Ce fut chose faite. En dépit d'un effectif aux pieds carrés, Auxerre a pris trois points contre un concurrent direct pour le maintien (Valenciennes) ; Nice a renversé Saint-Etienne grâce, notamment, à un Anthony Mounier sur lequel il y aurait beaucoup à écrire (issu, comme Loïc Rémy, du centre de formation de l'OL, il symbolise la faillite du système lyonnais : alors qu'elle tournait à plein régime et qu'elle marchait sur la Ligue 1 et aussi, un peu, sur la Champions League, la machine à gagner lyonnaise a commencé à tousser avec la cession systématique de ses meilleurs jeunes) ; Sochaux, enfin, a mis du temps à se défaire des Brestois, toujours solides à l'extérieur, et c'est une excellente nouvelle pour Martin, Boudebouz, Nogueira, Butin et Bakambu.

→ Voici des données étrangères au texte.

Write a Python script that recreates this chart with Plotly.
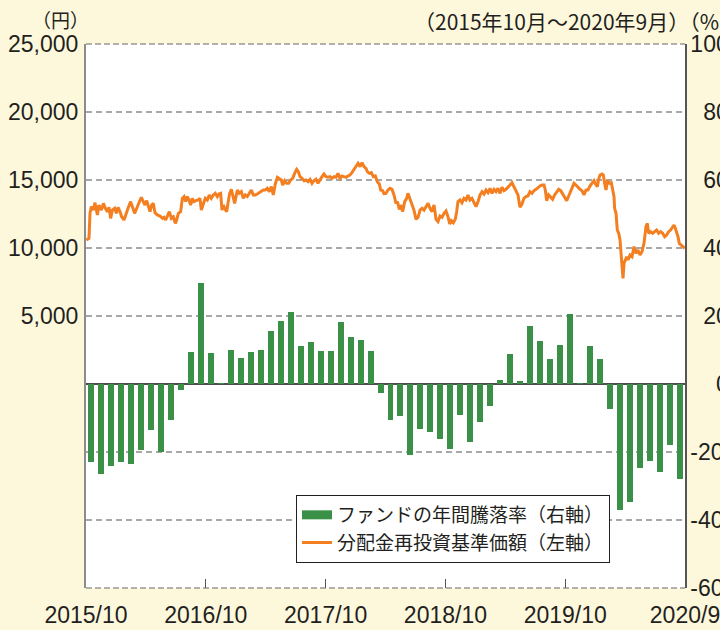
import plotly.graph_objects as go

# Fund annual return by month, Oct 2015 - Sep 2020 (%), right axis
return_months = [f"{2015 + (9 + i) // 12}/{(9 + i) % 12 + 1}" for i in range(60)]
annual_return = [
    -22.9, -26.4, -24.1, -22.9, -23.4, -19.4, -13.5, -20.0, -10.6, -1.8,
    9.4, 29.7, 9.1, 0.2, 10.0, 7.6, 9.4, 10.0, 15.6, 18.5,
    21.2, 11.2, 12.4, 9.7, 9.7, 18.2, 13.8, 12.9, 9.7, -2.5,
    -10.6, -9.4, -20.9, -13.2, -14.1, -16.2, -19.1, -9.1, -17.1, -11.2,
    -6.5, 1.2, 8.8, 0.9, 17.1, 12.6, 7.4, 11.5, 20.6, 0.1,
    11.2, 7.4, -7.4, -37.1, -34.7, -24.8, -22.5, -25.8, -17.9, -28.0,
]

# NAV with dividends reinvested (yen), left axis; time in months since 2015/10/1
nav_t = [
    0.03, 0.30, 0.40, 0.53, 0.73, 0.90, 1.14, 1.30, 1.54, 1.74, 1.94,
    2.14, 2.30, 2.47, 2.64, 2.87, 3.04, 3.21, 3.41, 3.57, 3.81,
    4.04, 4.21, 4.47, 4.67, 4.87, 5.08, 5.31, 5.54, 5.74, 5.91,
    6.08, 6.24, 6.41, 6.58, 6.74, 6.91, 7.15, 7.41, 7.65, 7.81,
    7.98, 8.15, 8.35, 8.55, 8.75, 8.95, 9.08, 9.25, 9.48, 9.65,
    9.82, 9.98, 10.15, 10.32, 10.48, 10.65, 10.82, 11.02, 11.22, 11.42,
    11.55, 11.75, 11.95, 12.15, 12.35, 12.55, 12.75, 12.95, 13.16, 13.32,
    13.49, 13.62, 13.76, 13.89, 14.09, 14.22, 14.39, 14.56, 14.72, 14.89,
    15.16, 15.36, 15.56, 15.76, 15.96, 16.16, 16.36, 16.56, 16.76, 16.96,
    17.16, 17.36, 17.56, 17.76, 17.96, 18.16, 18.36, 18.56, 18.76, 18.96,
    19.17, 19.37, 19.57, 19.70, 19.90, 20.10, 20.30, 20.50, 20.70, 20.90,
    21.10, 21.27, 21.44, 21.64, 21.84, 22.04, 22.24, 22.44, 22.64, 22.84,
    23.04, 23.24, 23.44, 23.64, 23.84, 24.04, 24.24, 24.44, 24.64, 24.84,
    25.04, 25.24, 25.44, 25.64, 25.84, 26.04, 26.24, 26.44, 26.64, 26.84,
    27.05, 27.25, 27.45, 27.65, 27.85, 28.05, 28.18, 28.38, 28.58, 28.78, 28.98,
    29.18, 29.38, 29.52, 29.72,
    29.85, 30.05, 30.25, 30.45, 30.65, 30.85, 31.05, 31.19, 31.39, 31.59, 31.72, 31.92,
    32.12, 32.25, 32.45, 32.65, 32.85, 33.06, 33.26, 33.46, 33.66, 33.86,
    34.06, 34.26, 34.46, 34.66, 34.86, 35.06, 35.26, 35.46, 35.66, 35.86,
    36.06, 36.26, 36.43, 36.59, 36.79, 36.99, 37.13, 37.26, 37.46, 37.66, 37.86,
    38.06, 38.26, 38.46, 38.66, 38.86, 39.07, 39.27, 39.47, 39.67, 39.87,
    40.07, 40.27, 40.47, 40.67, 40.87, 41.07, 41.27, 41.47, 41.67, 41.87,
    42.07, 42.27, 42.47, 42.67, 42.87, 43.07, 43.27, 43.47, 43.67, 43.87,
    44.07, 44.27, 44.47, 44.67, 44.87,
    45.08, 45.28, 45.48, 45.68, 45.88, 46.01, 46.14, 46.34, 46.54, 46.74, 46.94,
    47.15, 47.35, 47.55, 47.75, 47.95, 48.15, 48.35, 48.55, 48.75, 48.88,
    49.08, 49.28, 49.48, 49.68, 49.88, 50.08, 50.28, 50.48, 50.68, 50.88,
    51.09, 51.22, 51.35, 51.49, 51.69, 51.82, 51.95,
    52.09, 52.22, 52.42, 52.62, 52.75, 52.89, 52.95,
    53.09, 53.22, 53.36, 53.49, 53.62, 53.69, 53.79, 53.89,
    54.02, 54.16, 54.29, 54.49, 54.69, 54.89, 55.09, 55.29, 55.49, 55.69, 55.89,
    56.09, 56.23, 56.36, 56.56, 56.76, 56.96, 57.16, 57.36, 57.56, 57.76, 57.96,
    58.16, 58.36, 58.56, 58.76, 58.90, 59.03, 59.17, 59.30, 59.43, 59.63, 59.83, 59.97,
]
nav_yen = [
    10590, 10710, 12550, 13040, 12790, 13330, 12430, 13160, 12790, 13280, 12920,
    12670, 12990, 12180, 12790, 12920, 12550, 12990, 12670, 12300, 12060,
    12670, 12920, 13410, 13040, 12550, 12920, 13330, 13730, 13410, 13160,
    13480, 12990, 12670, 13160, 13280, 12600, 12430, 12350, 12180, 12260,
    12060, 12350, 12670, 12180, 12300, 11810, 12060, 12550, 12670, 13650,
    13780, 13410, 13780, 13530, 13160, 13650, 13410, 13480, 13530, 13650,
    12790, 13240, 13650, 13530, 13900, 13650, 13900, 14020, 13780, 13970,
    14020, 12790, 13160, 12920, 12670, 13280, 14020, 14310, 13780, 13280,
    14265, 14020, 14140, 13650, 13900, 13780, 14020, 14265, 13900, 13900,
    13970, 14070, 14140, 14265, 14265, 14390, 14140, 14510, 13900, 14710,
    15200, 15120, 15000, 14630, 14950, 14755, 14755, 15000, 15120, 15490,
    15780, 15610, 15245, 15120, 14950, 15000, 14880, 15050, 14755, 14950,
    15050, 14755, 15050, 15245, 15440, 15245, 15200, 15245, 15120, 15245,
    15200, 15490, 15120, 15295, 15245, 15200, 15295, 15370, 15540, 15780,
    16030, 16230, 15980, 16275, 15980, 15860, 15610, 15490, 15540, 15245, 15295,
    14880, 14710, 14265, 14215,
    14000, 14020, 14265, 14390, 14310, 13900, 13285, 13410, 12840, 13160, 12670, 13410,
    13650, 14020, 13650, 13160, 12790, 12110, 12255, 12790, 12920, 12790,
    13040, 13285, 12920, 12670, 13160, 12110, 11940, 12350, 12255, 12550,
    12720, 12300, 11765, 12010, 11860, 12110, 12670, 13410, 13530, 13330, 13650,
    13530, 13900, 13530, 13650, 13285, 13040, 13410, 13900, 14140, 13970,
    14265, 14070, 14390, 14020, 14310, 14140, 14390, 14020, 14460, 14215,
    14310, 14510, 14630, 14800, 14510, 14140, 13900, 12990, 13235, 13650,
    13775, 13825, 14140, 14020, 14215,
    14310, 14460, 14560, 14630, 14630, 14265, 13480, 13900, 13775, 13580, 13900,
    14070, 14310, 14215, 13970, 13775, 13480, 13825, 14140, 14460, 14755,
    14630, 14460, 14310, 14215, 13900, 14265, 14265, 14560, 14755, 14950,
    14630, 14510, 15050, 15370, 15440, 15370, 14755,
    14265, 14950, 14755, 14800, 14390, 13775, 12920,
    12550, 11320, 11080, 10590, 9360, 8380, 7770, 8870,
    9120, 9360, 9120, 9485, 9360, 10100, 9610, 9850, 9485, 9730, 10340,
    11570, 11810, 11080, 11200, 11080, 11200, 11320, 11080, 11200, 11080, 10830,
    10960, 11200, 11320, 11570, 11690, 11450, 11200, 10830, 10340, 10220, 10050, 9975,
]
assert len(nav_t) == len(nav_yen)

# Axis ticks
x_tick_months = [0, 12, 24, 36, 48, 60]
x_tick_labels = ["2015/10", "2016/10", "2017/10", "2018/10", "2019/10", "2020/9"]
yen_ticks = [5000, 10000, 15000, 20000, 25000]
yen_labels = ["5,000", "10,000", "15,000", "20,000", "25,000"]
pct_ticks = [-60, -40, -20, 0, 20, 40, 60, 80, 100]
pct_labels = ["-60", "-40", "-20", "\u2007\u20070", "\u200720", "\u200740",
              "\u200760", "\u200780", "100"]

GREEN = "#3a9046"
ORANGE = "#f47f20"
TEXT = "#231f20"
BG = "#fdf8dc"
NUM_FONT = "Liberation Sans, Arial, Noto Sans CJK JP, sans-serif"
JP_FONT = "Noto Sans CJK JP, sans-serif"

fig = go.Figure()

fig.add_trace(go.Bar(
    x=[i + 0.5 for i in range(len(return_months))],
    y=annual_return,
    customdata=return_months,
    width=0.6,
    marker=dict(color=GREEN, line=dict(width=0)),
    yaxis="y",
    showlegend=False,
    hovertemplate="%{customdata}: %{y}%<extra></extra>",
))
# legend key for the bars (a thick green stroke)
fig.add_trace(go.Scatter(
    x=[None], y=[None], mode="lines",
    line=dict(color=GREEN, width=9),
    name="ファンドの年間騰落率（右軸）",
    yaxis="y",
))
fig.add_trace(go.Scatter(
    x=nav_t, y=nav_yen, mode="lines",
    line=dict(color=ORANGE, width=3),
    name="分配金再投資基準価額（左軸）",
    yaxis="y2",
))

fig.update_layout(
    width=720, height=630,
    margin=dict(l=86, r=35, t=44, b=42, autoexpand=False),
    paper_bgcolor=BG,
    plot_bgcolor="white",
    font=dict(family=NUM_FONT, color=TEXT, size=22),
    xaxis=dict(
        range=[0, 60], automargin=False,
        tickvals=x_tick_months, ticktext=x_tick_labels,
        ticks="inside", ticklen=9, tickcolor="#555", tickwidth=1.2,
        showgrid=False, zeroline=False, showline=False,
        tickfont=dict(size=23, family=NUM_FONT, color=TEXT),
        ticklabelstandoff=11, ticklabeloverflow="allow",
    ),
    yaxis=dict(
        side="right", automargin=False,
        range=[-60, 100],
        tickvals=pct_ticks, ticktext=pct_labels,
        ticks="", ticklabelstandoff=-1, ticklabeloverflow="allow",
        showgrid=True, gridcolor="#a8a8a8", gridwidth=1.5, griddash="6px,4px",
        zeroline=True, zerolinecolor="#4d4d4d", zerolinewidth=1.5,
        showline=True, linecolor="#555555", linewidth=1.5,
        tickfont=dict(size=23, family=NUM_FONT, color=TEXT),
    ),
    yaxis2=dict(
        overlaying="y", side="left", automargin=False,
        range=[-15000, 25000],
        tickvals=yen_ticks, ticktext=yen_labels,
        ticks="", ticklabelstandoff=1, ticklabeloverflow="allow",
        showgrid=False, zeroline=False,
        showline=True, linecolor="#8c8c8c", linewidth=2,
        tickfont=dict(size=23, family=NUM_FONT, color=TEXT),
    ),
    legend=dict(
        x=0.3506, y=0.171, xanchor="left", yanchor="top",
        bgcolor="white", bordercolor=TEXT, borderwidth=1,
        font=dict(family=JP_FONT, size=19, color=TEXT),
        itemwidth=30, tracegroupgap=0, traceorder="normal",
    ),
    shapes=[
        dict(type="line", xref="paper", yref="paper", x0=0, x1=1, y0=1, y1=1,
             line=dict(color="#666666", width=1.2, dash="6px,3px")),
        dict(type="line", xref="paper", yref="paper", x0=0, x1=1, y0=0, y1=0,
             line=dict(color="#666666", width=1.2, dash="6px,3px")),
    ],
    annotations=[
        dict(text="（円）", xref="paper", yref="paper", x=-0.0434, y=1.045,
             xanchor="center", yanchor="middle", showarrow=False,
             font=dict(family=JP_FONT, size=19, color=TEXT)),
        dict(text="（2015年10月～2020年9月）（%）", xref="paper", yref="paper",
             x=0.5442, y=1.042, xanchor="left", yanchor="middle", showarrow=False,
             font=dict(family=JP_FONT, size=21, color=TEXT)),
    ],
    bargap=0,
)

fig.write_html("out.html")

Un mot, pour finir et pour inscrire dans le marbre de ce blog deux réflexions.

Il y a souvent, dans tout championnat, des joueurs brillants et fiables, mais que l'on s'empresse de définir comme des stars capables de porter un club plus huppé vers les sommets, qui deviennent internationaux avant de retomber dans l'anonymat ou qui partent précipitamment à l'étranger pour revenir au bout d'un an par une porte dérobée. Ces joueurs-là sont les bons joueurs de club, ceux qui sortent du lot dans un collectif bien huilé, mais à qui on ne devrait pas faire des ponts d'or, faute d'avoir le talent ou la mentalité indispensables pour briller en n'importe quelle circonstance. Il faut accepter l'idée que tous ne sont pas appelés à évoluer au plus haut niveau et qu'il y a une différence de taille et de classe entre Özil et Hazard, d'un côté, et Grougi et Obraniak, de l'autre ; pourtant, Grougi et Obraniak sont vraiment de très bons joueurs de Ligue 1, largement sous-estimés - comme Mounier (encore lui).

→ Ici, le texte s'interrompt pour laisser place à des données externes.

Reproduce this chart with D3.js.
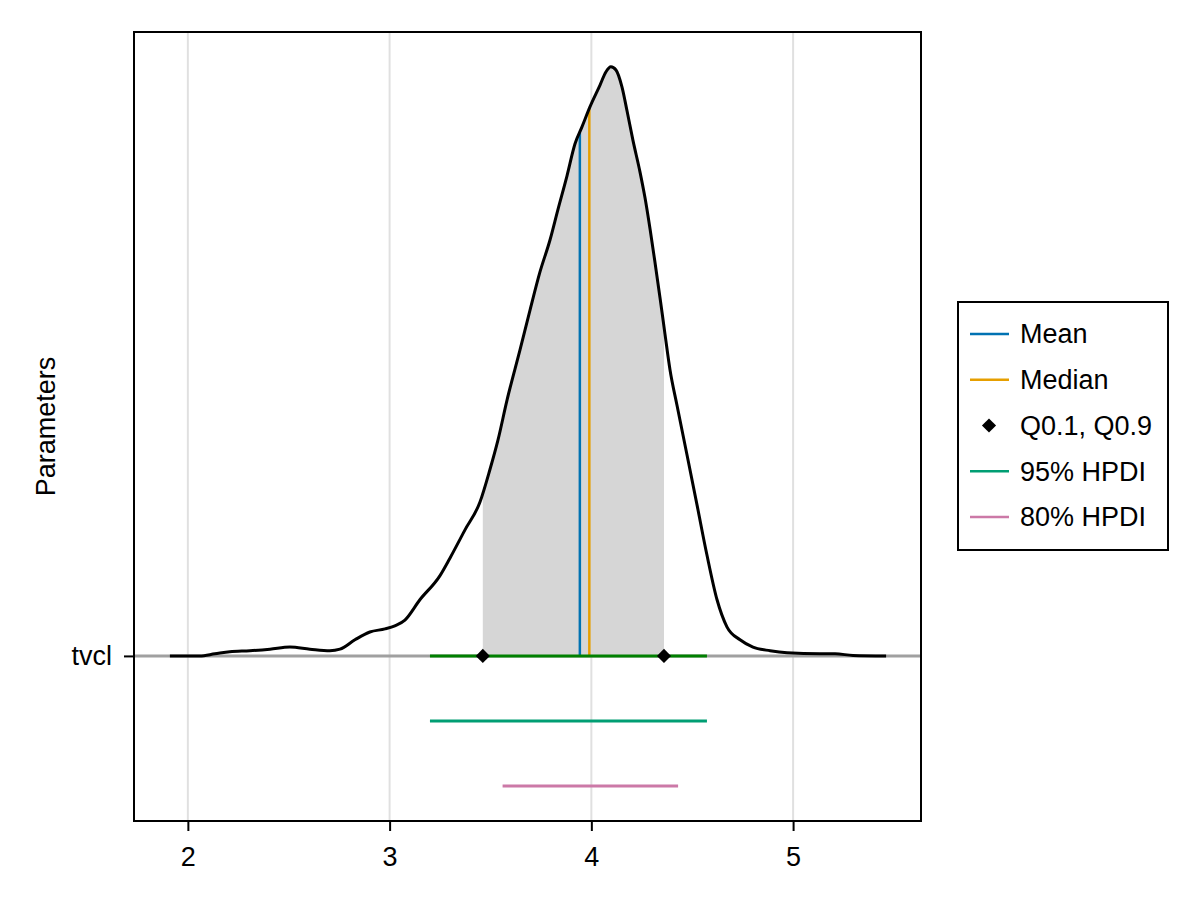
<!DOCTYPE html>
<html>
<head>
<meta charset="utf-8">
<script src="https://cdn.jsdelivr.net/npm/d3@7"></script>
<style>
  html, body { margin: 0; padding: 0; background: #fff; }
  svg { display: block; font-family: "Liberation Sans", Arial, Helvetica, sans-serif; }
</style>
</head>
<body>
<svg id="chart" width="1200" height="900"></svg>
<script>
// ---------------- DATA ----------------
const categories = ["tvcl"];
const densityX = [1.911, 2.059, 2.134, 2.208, 2.307, 2.407, 2.506, 2.605, 2.704, 2.754, 2.828, 2.902, 2.977, 3.026, 3.076, 3.150, 3.249, 3.299, 3.373, 3.448, 3.497, 3.537, 3.582, 3.646, 3.696, 3.745, 3.795, 3.834, 3.879, 3.919, 3.953, 3.993, 4.043, 4.072, 4.097, 4.122, 4.152, 4.177, 4.206, 4.241, 4.266, 4.291, 4.315, 4.340, 4.365, 4.390, 4.424, 4.474, 4.524, 4.573, 4.623, 4.672, 4.737, 4.801, 4.886, 4.970, 5.133, 5.208, 5.297, 5.461];
const densityY = [0.000, 0.000, 0.004, 0.008, 0.010, 0.013, 0.017, 0.013, 0.010, 0.013, 0.031, 0.046, 0.052, 0.058, 0.069, 0.108, 0.154, 0.188, 0.242, 0.296, 0.358, 0.415, 0.492, 0.588, 0.665, 0.738, 0.800, 0.858, 0.923, 0.985, 1.017, 1.056, 1.098, 1.123, 1.133, 1.127, 1.094, 1.048, 0.992, 0.931, 0.881, 0.821, 0.758, 0.690, 0.619, 0.550, 0.483, 0.387, 0.290, 0.194, 0.108, 0.056, 0.031, 0.017, 0.010, 0.006, 0.004, 0.004, 0.001, 0.000];
const meanValue = 3.943;
const medianValue = 3.990;
const quantileValues = [3.462, 4.360];     // Q0.1, Q0.9
const hpdi95 = [3.200, 4.573];
const hpdi80 = [3.560, 4.430];
const xTickValues = [2, 3, 4, 5];
const legendLabels = ["Mean", "Median", "Q0.1, Q0.9", "95% HPDI", "80% HPDI"];

// ---------------- LAYOUT ----------------
const colors = { mean: "#0072B2", median: "#E69F00", hpdi95: "#009E73", hpdi80: "#CC79A7" };
const plot = { left: 134, right: 921, top: 32, bottom: 821 };
const densityHeight = 2.0;   // row units per density unit
const offset95 = -0.25, offset80 = -0.5;
const FS = 27;

const svg = d3.select("#chart");
const x = d3.scaleLinear().domain([1.733, 5.634]).range([plot.left, plot.right]);
const y = d3.scaleLinear().domain([-0.635, 2.4]).range([plot.bottom, plot.top]);
const rowPos = d3.scaleOrdinal().domain(categories).range([0]);

const density = densityX.map((v, i) => ({ x: v, d: densityY[i] }));
function densAt(v) {
  const i = d3.bisectLeft(densityX, v);
  if (i <= 0) return densityY[0];
  if (i >= densityX.length) return densityY[densityY.length - 1];
  const t = (v - densityX[i - 1]) / (densityX[i] - densityX[i - 1]);
  return densityY[i - 1] + t * (densityY[i] - densityY[i - 1]);
}
const row0 = rowPos(categories[0]);
const yD = d => y(row0 + d * densityHeight);

// gridlines
svg.append("g").selectAll("line").data(xTickValues).join("line")
  .attr("x1", d => x(d)).attr("x2", d => x(d))
  .attr("y1", plot.top).attr("y2", plot.bottom)
  .attr("stroke", "rgba(0,0,0,0.12)").attr("stroke-width", 2);

// baseline gray line
svg.append("line")
  .attr("x1", plot.left).attr("x2", plot.right)
  .attr("y1", y(row0)).attr("y2", y(row0))
  .attr("stroke", "#a0a0a0").attr("stroke-width", 3);

// shaded area between quantiles
const shaded = [{ x: quantileValues[0], d: densAt(quantileValues[0]) }]
  .concat(density.filter(p => p.x > quantileValues[0] && p.x < quantileValues[1]))
  .concat([{ x: quantileValues[1], d: densAt(quantileValues[1]) }]);
svg.append("path").datum(shaded)
  .attr("d", d3.area().x(p => x(p.x)).y0(y(row0)).y1(p => yD(p.d)).curve(d3.curveMonotoneX))
  .attr("fill", "#d6d6d6");

// mean & median lines
svg.append("line")
  .attr("x1", x(meanValue)).attr("x2", x(meanValue))
  .attr("y1", y(row0)).attr("y2", yD(densAt(meanValue)))
  .attr("stroke", colors.mean).attr("stroke-width", 2.5);
svg.append("line")
  .attr("x1", x(medianValue)).attr("x2", x(medianValue))
  .attr("y1", y(row0)).attr("y2", yD(densAt(medianValue)))
  .attr("stroke", colors.median).attr("stroke-width", 2.5);

// density curve
svg.append("path").datum(density)
  .attr("d", d3.line().x(p => x(p.x)).y(p => yD(p.d)).curve(d3.curveMonotoneX))
  .attr("fill", "none").attr("stroke", "#000").attr("stroke-width", 3)
  .attr("stroke-linejoin", "round");

// green HPDI on baseline
svg.append("line")
  .attr("x1", x(hpdi95[0])).attr("x2", x(hpdi95[1]))
  .attr("y1", y(row0)).attr("y2", y(row0))
  .attr("stroke", "#008000").attr("stroke-width", 3);

// quantile diamonds
const diamond = d3.symbol().type(d3.symbolSquare).size(100);
svg.append("g").selectAll("path").data(quantileValues).join("path")
  .attr("d", diamond)
  .attr("transform", d => `translate(${x(d)},${y(row0)}) rotate(45)`)
  .attr("fill", "#000");

// HPDI lines below
svg.append("line")
  .attr("x1", x(hpdi95[0])).attr("x2", x(hpdi95[1]))
  .attr("y1", y(row0 + offset95)).attr("y2", y(row0 + offset95))
  .attr("stroke", colors.hpdi95).attr("stroke-width", 3);
svg.append("line")
  .attr("x1", x(hpdi80[0])).attr("x2", x(hpdi80[1]))
  .attr("y1", y(row0 + offset80)).attr("y2", y(row0 + offset80))
  .attr("stroke", colors.hpdi80).attr("stroke-width", 3);

// frame
svg.append("rect")
  .attr("x", plot.left).attr("y", plot.top)
  .attr("width", plot.right - plot.left).attr("height", plot.bottom - plot.top)
  .attr("fill", "none").attr("stroke", "#000").attr("stroke-width", 2);

// x axis
const xAxis = d3.axisBottom(x).tickValues(xTickValues).tickSize(10).tickPadding(16).tickFormat(d3.format("d"));
const gx = svg.append("g").attr("transform", `translate(0,${plot.bottom})`).call(xAxis);
gx.select(".domain").remove();
gx.selectAll(".tick line").attr("stroke", "#000").attr("stroke-width", 2);
gx.selectAll(".tick text").attr("font-size", FS).attr("fill", "#000")
  .attr("font-family", "'Liberation Sans', Arial, sans-serif");

// y axis
const yAxis = d3.axisLeft(y).tickValues([row0]).tickSize(10).tickPadding(12).tickFormat(() => categories[0]);
const gy = svg.append("g").attr("transform", `translate(${plot.left},0)`).call(yAxis);
gy.select(".domain").remove();
gy.selectAll(".tick line").attr("stroke", "#000").attr("stroke-width", 2);
gy.selectAll(".tick text").attr("font-size", FS).attr("fill", "#000")
  .attr("font-family", "'Liberation Sans', Arial, sans-serif");

// y axis label
svg.append("text")
  .attr("transform", `translate(55,${(plot.top + plot.bottom) / 2}) rotate(-90)`)
  .attr("text-anchor", "middle")
  .attr("font-size", FS).attr("fill", "#000")
  .text("Parameters");

// legend
const lg = svg.append("g");
lg.append("rect").attr("x", 958).attr("y", 302).attr("width", 210).attr("height", 248)
  .attr("fill", "#fff").attr("stroke", "#000").attr("stroke-width", 2);
const legendItems = [
  { label: legendLabels[0], type: "line", color: colors.mean },
  { label: legendLabels[1], type: "line", color: colors.median },
  { label: legendLabels[2], type: "marker", color: "#000" },
  { label: legendLabels[3], type: "line", color: colors.hpdi95 },
  { label: legendLabels[4], type: "line", color: colors.hpdi80 }
];
const ly = d3.scalePoint().domain(d3.range(legendItems.length)).range([334, 517]);
legendItems.forEach((it, i) => {
  const yy = ly(i);
  if (it.type === "line") {
    lg.append("line").attr("x1", 970).attr("x2", 1009).attr("y1", yy).attr("y2", yy)
      .attr("stroke", it.color).attr("stroke-width", 2.5);
  } else {
    lg.append("path").attr("d", diamond).attr("transform", `translate(989,${yy}) rotate(45)`).attr("fill", it.color);
  }
  lg.append("text").attr("x", 1020).attr("y", yy).attr("dy", "0.35em")
    .attr("font-size", FS).attr("fill", "#000").text(it.label);
});
</script>
</body>
</html>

La seconde réflexion est une incompréhension totale : Thomas Kahlenberg. Et de me dire que, décidément, il y a des places à prendre dans les cellules de recrutement des clubs professionnels français. Car, malgré d'immenses qualités éprouvées lors de son long bail à Auxerre, le Danois a disparu du radar des clubs français jouant des compétitions européennes cette année. Il a pourtant vécu une expérience décevante en Bundesliga (Wolfsbourg), au point d'être prêté cet hiver à Evian Thonon Gaillard. L'étonnant promu a certainement réalisé (avec Dijon et le recrutement de Gaël Kakuta) le "coup" de l'année. Comme quoi, être une grosse écurie ne présume en rien de votre intelligence, de votre clairvoyance ou de votre connaissance du football.